» Dataset entries:
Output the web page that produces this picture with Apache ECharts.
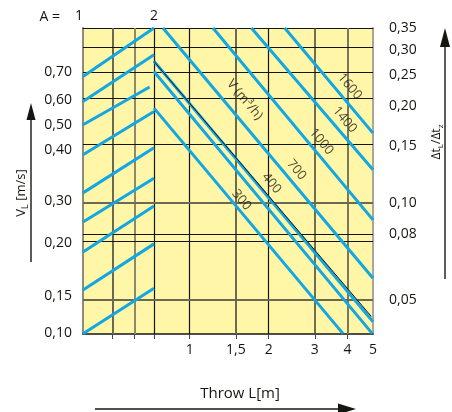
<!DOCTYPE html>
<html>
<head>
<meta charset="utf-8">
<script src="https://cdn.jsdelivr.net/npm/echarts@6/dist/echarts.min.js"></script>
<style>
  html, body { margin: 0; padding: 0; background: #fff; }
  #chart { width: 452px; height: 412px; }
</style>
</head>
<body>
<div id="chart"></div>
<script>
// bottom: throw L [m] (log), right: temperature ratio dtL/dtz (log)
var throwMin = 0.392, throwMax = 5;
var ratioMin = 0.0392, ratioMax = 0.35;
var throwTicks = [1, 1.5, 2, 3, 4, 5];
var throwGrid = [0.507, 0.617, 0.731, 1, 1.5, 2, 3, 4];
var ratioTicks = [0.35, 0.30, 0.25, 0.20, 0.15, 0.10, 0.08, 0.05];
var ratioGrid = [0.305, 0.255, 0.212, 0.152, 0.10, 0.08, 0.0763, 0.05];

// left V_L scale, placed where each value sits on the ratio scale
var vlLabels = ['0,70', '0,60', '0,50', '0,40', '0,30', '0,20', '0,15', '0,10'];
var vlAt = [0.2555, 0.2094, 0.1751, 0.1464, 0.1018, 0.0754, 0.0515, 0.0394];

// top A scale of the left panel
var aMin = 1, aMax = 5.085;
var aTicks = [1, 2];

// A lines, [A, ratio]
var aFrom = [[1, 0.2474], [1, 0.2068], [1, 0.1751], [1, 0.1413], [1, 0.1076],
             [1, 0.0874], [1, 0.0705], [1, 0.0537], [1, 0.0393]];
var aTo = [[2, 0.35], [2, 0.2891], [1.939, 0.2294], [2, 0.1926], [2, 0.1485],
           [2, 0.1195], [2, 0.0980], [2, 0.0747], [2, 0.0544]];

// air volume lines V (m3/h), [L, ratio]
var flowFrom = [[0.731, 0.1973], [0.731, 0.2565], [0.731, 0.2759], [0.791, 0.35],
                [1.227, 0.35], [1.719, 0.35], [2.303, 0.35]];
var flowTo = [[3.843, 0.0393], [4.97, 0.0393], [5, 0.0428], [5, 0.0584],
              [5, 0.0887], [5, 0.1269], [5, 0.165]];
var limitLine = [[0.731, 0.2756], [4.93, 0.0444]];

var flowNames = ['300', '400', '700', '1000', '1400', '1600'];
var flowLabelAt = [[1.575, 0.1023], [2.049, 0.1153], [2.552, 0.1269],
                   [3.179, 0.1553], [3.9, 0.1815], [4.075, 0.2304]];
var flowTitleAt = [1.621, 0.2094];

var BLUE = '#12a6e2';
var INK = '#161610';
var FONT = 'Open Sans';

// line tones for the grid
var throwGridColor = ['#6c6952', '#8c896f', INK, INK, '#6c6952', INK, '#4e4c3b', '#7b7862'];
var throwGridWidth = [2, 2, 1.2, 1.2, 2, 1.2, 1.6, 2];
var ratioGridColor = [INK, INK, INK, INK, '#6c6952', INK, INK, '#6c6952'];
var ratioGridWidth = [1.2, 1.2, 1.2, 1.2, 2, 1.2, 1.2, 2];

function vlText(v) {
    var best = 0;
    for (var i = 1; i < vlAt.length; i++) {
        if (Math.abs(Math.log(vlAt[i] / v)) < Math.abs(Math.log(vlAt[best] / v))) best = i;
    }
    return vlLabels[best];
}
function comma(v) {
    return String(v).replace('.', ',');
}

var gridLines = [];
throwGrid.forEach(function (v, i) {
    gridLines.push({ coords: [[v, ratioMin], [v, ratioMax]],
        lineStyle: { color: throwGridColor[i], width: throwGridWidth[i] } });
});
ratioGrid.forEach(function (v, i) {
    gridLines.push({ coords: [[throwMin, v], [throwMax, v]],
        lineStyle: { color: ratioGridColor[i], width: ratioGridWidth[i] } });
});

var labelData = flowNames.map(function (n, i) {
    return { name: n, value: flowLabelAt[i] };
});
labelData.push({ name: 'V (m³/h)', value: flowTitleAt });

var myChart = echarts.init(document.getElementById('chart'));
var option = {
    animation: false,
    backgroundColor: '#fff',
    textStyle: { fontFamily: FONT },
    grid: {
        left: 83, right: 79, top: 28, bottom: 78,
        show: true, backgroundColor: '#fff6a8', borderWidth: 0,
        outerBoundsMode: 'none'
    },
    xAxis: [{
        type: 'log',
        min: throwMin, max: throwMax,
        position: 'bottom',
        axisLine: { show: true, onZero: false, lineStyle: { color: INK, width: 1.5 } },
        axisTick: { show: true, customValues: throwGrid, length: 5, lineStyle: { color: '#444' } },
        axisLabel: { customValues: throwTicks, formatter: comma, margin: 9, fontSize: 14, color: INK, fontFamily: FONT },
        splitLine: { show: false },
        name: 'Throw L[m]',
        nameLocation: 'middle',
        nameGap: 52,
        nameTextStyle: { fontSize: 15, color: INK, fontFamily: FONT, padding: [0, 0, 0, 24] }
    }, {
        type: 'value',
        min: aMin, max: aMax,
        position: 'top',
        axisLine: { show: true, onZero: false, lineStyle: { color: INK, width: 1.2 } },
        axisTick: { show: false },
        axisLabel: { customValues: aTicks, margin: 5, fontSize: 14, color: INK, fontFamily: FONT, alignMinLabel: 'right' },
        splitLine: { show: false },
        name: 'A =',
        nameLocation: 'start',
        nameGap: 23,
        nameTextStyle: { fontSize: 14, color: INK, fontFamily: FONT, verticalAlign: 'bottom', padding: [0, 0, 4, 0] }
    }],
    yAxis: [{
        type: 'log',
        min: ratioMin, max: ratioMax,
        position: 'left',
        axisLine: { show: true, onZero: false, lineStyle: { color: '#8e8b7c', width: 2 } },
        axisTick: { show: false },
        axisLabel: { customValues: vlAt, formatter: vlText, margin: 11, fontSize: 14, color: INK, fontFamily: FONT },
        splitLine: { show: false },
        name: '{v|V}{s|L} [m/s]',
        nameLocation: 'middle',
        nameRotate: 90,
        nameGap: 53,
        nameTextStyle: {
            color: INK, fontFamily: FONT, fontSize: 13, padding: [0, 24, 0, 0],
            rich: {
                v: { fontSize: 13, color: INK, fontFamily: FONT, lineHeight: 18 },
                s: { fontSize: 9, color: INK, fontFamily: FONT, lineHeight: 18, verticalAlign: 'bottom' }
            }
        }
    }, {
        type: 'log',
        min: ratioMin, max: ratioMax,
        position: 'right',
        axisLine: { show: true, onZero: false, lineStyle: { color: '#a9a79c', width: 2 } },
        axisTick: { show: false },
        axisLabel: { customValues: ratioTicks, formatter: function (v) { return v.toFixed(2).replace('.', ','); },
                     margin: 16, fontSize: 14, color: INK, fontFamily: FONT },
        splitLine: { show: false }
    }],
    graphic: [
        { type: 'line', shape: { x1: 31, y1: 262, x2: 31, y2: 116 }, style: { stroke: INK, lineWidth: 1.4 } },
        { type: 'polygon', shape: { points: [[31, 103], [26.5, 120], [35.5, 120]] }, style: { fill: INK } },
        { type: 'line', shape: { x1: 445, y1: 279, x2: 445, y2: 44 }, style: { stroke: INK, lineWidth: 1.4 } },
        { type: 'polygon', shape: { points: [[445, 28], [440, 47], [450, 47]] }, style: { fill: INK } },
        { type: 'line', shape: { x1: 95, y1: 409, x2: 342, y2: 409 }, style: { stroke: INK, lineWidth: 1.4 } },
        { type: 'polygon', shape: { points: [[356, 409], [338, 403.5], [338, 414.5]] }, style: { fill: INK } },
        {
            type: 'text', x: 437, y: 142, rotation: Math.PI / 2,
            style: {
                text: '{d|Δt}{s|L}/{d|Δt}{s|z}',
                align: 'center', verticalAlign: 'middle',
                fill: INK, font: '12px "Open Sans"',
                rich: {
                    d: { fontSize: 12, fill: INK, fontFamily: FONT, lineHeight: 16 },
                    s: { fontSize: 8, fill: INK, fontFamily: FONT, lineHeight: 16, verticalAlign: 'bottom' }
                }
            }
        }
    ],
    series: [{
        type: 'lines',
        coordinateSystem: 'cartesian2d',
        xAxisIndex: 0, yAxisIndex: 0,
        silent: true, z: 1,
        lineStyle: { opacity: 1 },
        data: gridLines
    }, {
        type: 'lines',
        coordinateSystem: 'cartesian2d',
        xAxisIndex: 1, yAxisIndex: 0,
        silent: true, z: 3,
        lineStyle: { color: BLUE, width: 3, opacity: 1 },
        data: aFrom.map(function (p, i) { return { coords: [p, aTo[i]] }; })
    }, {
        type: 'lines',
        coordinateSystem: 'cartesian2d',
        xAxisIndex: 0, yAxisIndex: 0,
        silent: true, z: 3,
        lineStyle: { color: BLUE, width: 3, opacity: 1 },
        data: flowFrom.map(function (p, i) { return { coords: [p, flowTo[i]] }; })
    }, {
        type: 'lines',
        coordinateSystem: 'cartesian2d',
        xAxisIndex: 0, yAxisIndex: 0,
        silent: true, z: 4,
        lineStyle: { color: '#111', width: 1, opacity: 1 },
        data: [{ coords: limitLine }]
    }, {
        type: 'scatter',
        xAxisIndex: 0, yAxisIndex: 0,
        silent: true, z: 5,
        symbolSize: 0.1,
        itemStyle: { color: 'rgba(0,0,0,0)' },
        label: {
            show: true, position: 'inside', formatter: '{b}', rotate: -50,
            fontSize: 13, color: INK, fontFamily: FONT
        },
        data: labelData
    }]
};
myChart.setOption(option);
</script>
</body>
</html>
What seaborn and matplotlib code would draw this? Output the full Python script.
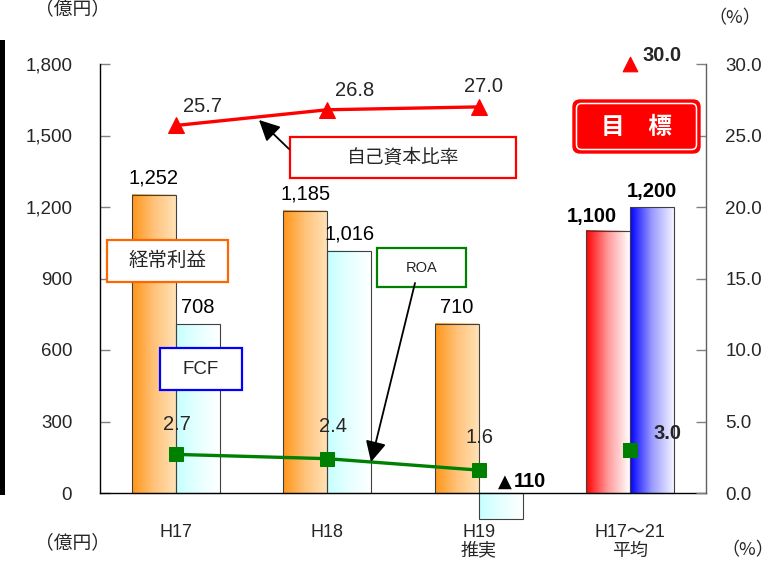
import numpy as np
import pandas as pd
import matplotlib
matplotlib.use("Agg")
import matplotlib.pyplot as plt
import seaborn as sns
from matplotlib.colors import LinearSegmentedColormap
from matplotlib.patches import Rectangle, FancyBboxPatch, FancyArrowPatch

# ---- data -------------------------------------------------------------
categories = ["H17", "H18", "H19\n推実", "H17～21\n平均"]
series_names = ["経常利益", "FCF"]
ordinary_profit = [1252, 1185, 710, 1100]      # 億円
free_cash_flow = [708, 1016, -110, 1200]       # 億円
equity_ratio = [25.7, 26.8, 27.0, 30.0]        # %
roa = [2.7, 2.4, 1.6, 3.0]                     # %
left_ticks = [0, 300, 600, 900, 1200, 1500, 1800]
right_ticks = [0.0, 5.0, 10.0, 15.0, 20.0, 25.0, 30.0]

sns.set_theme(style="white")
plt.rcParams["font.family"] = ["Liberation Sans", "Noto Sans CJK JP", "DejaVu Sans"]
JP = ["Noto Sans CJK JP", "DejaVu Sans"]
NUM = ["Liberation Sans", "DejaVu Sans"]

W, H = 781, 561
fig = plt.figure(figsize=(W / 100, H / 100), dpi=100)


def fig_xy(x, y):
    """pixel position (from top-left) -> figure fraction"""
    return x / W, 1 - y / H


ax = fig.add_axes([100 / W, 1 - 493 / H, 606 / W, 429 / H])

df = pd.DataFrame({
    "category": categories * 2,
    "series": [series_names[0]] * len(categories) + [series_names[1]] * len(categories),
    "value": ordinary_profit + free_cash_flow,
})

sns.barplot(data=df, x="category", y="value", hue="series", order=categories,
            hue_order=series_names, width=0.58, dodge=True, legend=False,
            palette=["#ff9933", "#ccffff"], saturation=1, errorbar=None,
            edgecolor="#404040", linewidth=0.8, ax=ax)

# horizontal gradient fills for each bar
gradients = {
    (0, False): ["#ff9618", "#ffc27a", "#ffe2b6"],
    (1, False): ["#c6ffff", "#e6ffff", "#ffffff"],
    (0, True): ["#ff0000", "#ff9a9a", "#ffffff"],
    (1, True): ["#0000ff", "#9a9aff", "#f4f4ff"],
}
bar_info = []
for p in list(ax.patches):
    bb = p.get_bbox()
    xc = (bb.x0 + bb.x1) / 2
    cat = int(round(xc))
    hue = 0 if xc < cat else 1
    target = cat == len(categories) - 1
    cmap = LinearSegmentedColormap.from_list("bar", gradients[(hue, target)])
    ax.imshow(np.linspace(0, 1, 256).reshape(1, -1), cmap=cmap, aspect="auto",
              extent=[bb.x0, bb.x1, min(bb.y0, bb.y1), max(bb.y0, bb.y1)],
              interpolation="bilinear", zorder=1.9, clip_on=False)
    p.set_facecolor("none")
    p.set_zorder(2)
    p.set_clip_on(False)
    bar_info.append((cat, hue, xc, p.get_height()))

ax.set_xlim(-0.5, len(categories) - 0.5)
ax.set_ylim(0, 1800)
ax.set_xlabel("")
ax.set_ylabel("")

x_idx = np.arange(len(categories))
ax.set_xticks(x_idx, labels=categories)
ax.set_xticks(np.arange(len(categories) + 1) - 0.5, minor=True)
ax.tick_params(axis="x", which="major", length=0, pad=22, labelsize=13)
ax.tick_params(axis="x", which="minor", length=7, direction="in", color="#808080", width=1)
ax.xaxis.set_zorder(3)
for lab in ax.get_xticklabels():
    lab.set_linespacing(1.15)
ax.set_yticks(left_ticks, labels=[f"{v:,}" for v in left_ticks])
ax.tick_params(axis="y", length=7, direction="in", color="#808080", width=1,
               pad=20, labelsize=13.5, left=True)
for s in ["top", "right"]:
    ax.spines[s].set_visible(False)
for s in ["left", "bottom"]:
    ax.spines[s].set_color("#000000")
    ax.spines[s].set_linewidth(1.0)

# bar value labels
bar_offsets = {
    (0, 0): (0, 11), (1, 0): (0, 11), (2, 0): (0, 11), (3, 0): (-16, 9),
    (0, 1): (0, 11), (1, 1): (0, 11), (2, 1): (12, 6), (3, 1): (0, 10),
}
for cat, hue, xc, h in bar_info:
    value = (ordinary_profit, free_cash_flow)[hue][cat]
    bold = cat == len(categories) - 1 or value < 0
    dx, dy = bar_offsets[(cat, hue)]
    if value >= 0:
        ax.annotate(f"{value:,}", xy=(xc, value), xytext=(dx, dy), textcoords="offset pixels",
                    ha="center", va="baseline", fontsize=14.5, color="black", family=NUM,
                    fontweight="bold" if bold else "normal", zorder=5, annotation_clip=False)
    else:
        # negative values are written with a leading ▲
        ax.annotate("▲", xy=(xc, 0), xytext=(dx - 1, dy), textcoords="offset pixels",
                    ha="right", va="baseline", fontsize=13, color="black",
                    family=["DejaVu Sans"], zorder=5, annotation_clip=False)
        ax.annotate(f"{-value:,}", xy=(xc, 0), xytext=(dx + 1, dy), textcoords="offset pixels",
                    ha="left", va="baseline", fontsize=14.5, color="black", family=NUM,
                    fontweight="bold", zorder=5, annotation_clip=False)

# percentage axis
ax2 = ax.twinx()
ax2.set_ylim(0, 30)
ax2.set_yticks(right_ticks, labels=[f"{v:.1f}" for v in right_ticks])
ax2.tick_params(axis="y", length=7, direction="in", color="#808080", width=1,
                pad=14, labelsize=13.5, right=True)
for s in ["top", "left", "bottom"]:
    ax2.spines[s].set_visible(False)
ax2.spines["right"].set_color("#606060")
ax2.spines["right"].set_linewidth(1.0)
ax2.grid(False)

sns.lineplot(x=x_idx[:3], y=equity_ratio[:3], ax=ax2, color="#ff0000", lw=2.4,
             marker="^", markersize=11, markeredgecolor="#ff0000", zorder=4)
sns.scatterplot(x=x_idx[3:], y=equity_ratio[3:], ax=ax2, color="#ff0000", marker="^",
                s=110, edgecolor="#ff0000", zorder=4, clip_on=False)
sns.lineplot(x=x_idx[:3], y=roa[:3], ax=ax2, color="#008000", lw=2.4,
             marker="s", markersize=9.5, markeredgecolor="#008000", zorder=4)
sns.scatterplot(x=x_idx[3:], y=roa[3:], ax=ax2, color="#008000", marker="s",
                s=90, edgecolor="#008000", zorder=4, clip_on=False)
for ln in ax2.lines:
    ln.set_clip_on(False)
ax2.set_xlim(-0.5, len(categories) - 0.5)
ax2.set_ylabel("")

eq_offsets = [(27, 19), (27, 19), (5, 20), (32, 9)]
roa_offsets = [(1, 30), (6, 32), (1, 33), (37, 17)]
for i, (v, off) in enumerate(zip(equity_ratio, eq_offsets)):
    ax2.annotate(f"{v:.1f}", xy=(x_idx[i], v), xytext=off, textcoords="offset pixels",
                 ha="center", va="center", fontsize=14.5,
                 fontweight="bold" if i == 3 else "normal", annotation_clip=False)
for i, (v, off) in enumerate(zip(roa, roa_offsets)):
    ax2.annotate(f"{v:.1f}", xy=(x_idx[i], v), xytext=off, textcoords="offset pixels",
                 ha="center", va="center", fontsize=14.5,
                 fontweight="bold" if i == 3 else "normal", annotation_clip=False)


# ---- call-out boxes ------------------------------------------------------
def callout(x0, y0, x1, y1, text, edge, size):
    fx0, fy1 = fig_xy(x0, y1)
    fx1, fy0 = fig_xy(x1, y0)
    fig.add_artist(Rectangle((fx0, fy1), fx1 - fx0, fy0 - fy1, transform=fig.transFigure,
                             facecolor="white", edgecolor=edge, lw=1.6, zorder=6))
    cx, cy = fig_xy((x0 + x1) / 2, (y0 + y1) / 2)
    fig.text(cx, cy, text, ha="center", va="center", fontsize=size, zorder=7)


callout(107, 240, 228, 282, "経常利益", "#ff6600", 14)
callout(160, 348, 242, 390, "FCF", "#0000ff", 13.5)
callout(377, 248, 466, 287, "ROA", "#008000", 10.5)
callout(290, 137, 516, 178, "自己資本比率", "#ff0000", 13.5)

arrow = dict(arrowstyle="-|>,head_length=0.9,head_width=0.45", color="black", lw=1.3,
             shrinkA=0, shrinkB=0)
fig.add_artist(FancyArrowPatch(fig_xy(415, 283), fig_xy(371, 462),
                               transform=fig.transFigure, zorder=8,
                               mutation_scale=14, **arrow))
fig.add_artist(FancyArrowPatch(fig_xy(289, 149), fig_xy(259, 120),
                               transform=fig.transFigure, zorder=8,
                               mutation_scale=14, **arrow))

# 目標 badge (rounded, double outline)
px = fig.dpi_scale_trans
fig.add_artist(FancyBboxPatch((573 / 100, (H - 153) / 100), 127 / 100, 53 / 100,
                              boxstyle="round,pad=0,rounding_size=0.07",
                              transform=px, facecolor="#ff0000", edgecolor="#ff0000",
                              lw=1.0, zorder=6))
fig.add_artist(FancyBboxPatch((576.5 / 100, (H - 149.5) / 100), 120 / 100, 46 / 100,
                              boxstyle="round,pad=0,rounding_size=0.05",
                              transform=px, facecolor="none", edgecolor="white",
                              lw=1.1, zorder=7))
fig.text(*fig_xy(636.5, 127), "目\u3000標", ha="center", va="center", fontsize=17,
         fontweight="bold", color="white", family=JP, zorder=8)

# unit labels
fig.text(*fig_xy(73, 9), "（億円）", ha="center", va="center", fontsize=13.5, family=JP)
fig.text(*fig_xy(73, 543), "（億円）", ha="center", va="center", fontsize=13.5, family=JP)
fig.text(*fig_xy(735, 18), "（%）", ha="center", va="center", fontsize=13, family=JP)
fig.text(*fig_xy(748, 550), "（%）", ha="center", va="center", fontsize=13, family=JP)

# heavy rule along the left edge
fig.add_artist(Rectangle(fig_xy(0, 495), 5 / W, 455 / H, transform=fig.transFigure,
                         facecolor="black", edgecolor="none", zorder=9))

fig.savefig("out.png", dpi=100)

» EXERCISE REQUIREMENTS:
Go back to the entries above and restate word for word every line from the first through the one that contains "0.08, 0.0763, 0.05];", leaving the pictures behind.

» FINISHED EXERCISE:
Output the web page that produces this picture with Apache ECharts.
<!DOCTYPE html>
<html>
<head>
<meta charset="utf-8">
<script src="https://cdn.jsdelivr.net/npm/echarts@6/dist/echarts.min.js"></script>
<style>
  html, body { margin: 0; padding: 0; background: #fff; }
  #chart { width: 452px; height: 412px; }
</style>
</head>
<body>
<div id="chart"></div>
<script>
// bottom: throw L [m] (log), right: temperature ratio dtL/dtz (log)
var throwMin = 0.392, throwMax = 5;
var ratioMin = 0.0392, ratioMax = 0.35;
var throwTicks = [1, 1.5, 2, 3, 4, 5];
var throwGrid = [0.507, 0.617, 0.731, 1, 1.5, 2, 3, 4];
var ratioTicks = [0.35, 0.30, 0.25, 0.20, 0.15, 0.10, 0.08, 0.05];
var ratioGrid = [0.305, 0.255, 0.212, 0.152, 0.10, 0.08, 0.0763, 0.05];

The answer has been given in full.